Policies for Development and Alternative Usage Queues/Partitions

The “dev” partitions (queues) overlap the main usage queues above, but jobs in these queues get higher priority to allow more rapid access to resources for testing and development workloads. The tradeoff is that individuals may only run a small number of short jobs in these partitions.

	l40s_dev_q	a30_dev_q
Node Type	L40S	A30
Number of Nodes	20	32
MaxRunningJobs (User)	2	2
MaxSubmitJobs (User)	4	4
MaxRunningJobs (Allocation)	4	4
MaxSubmitJobs (Allocation)	8	8
MaxGPUs (User)	40	40
MaxGPUs (Allocation)	40	40
MaxWallTime	2 hours	2 hours
Priority (QoS)	2000	2000

Changes compared to previous clusters

`/scratch` high-performance scratch storage

The scratch file system on Falcon is mounted at /scratch. Earlier clusters had used /globalscratch to distinguish from this storage target from /localscratch devices on the individual compute nodes and to designate that this filesystem is available anywhere on the cluster. But /globalscratch is not “global” in the multi-cluster sense and the prefix has been dropped.
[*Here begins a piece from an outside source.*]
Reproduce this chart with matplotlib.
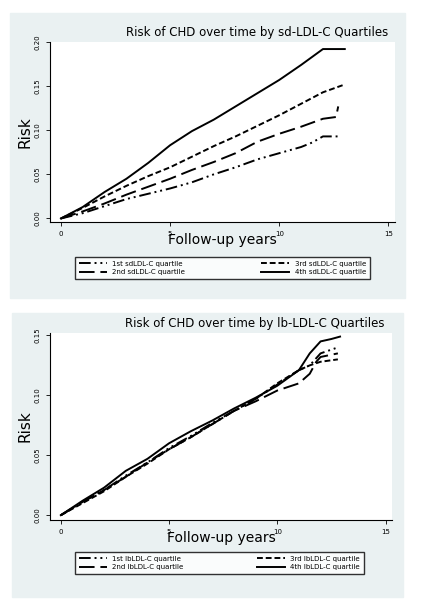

"/globalscratch" is "/scratch"

Slurm GPU to CPU bindings

Optimal application performance for GPU accelerated workloads requires that processes launched on the nodes run on CPU core topologically closest to the GPU that the process will use. On Falcon, Slurm is aware of which sets of CPU cores and memory locations have the most direct connection to each GPU. The arrangement is slightly unintuitive:

GPU device bus ID	GPU device	NUMA node	CPU cores
4a:00.0	0 - /dev/nvidia0	1	16-31
61:00.0	1 - /dev/nvidia1	0	0-15
ca:00.0	2 - /dev/nvidia2	3	48-63
e1:00.0	3 - /dev/nvidia3	2	32-47

If we do not inform Slurm of this affinity, then nearly all jobs will have reduced performance due to misalignment of allocated cores and GPUs. By default, these cores will be preferred by Slurm for scheduling with the affiliated GPU device, but other arrangements are possible.

Use the option --gres-flags=enforce-binding to require Slurm to allocate affiliated CPU core(s) with the corresponding GPU device(s)
The option --gres-flags=disable-binding is required to allocate more CPU cores than are bound to a device, but this is discouraged because these core will then be unavailable to their correctly affiliated GPU.

To summarize, these nodes and the Slurm scheduling algorithms will operate most efficiently when jobs consistently request between 1-16 cores per GPU device. For example:

Do this: --gres=gpu:1 --ntasks-per-node=1 --cpus-per-task=16 --gres-flags=enforce-binding which allocates 1 GPU, the associated 16 CPU cores, and 128GB of system memory.

Do not do this: --gres=gpu:1 --exclusive which allocates all the CPU core and all the system memory to the job, but only one GPU device. The other 3 GPUs will be unavailable to your job and also unavailable to other jobs.

Do not do this: --gres=gpu:1 --ntasks-per-node=32 which allocates 256GB of system memory, one GPU device + its 16 affiliated CPU cores AND 16 additional CPUs that have affinity to a different GPU. This isolated GPU is still available to other jobs, but can only run with diminished performance.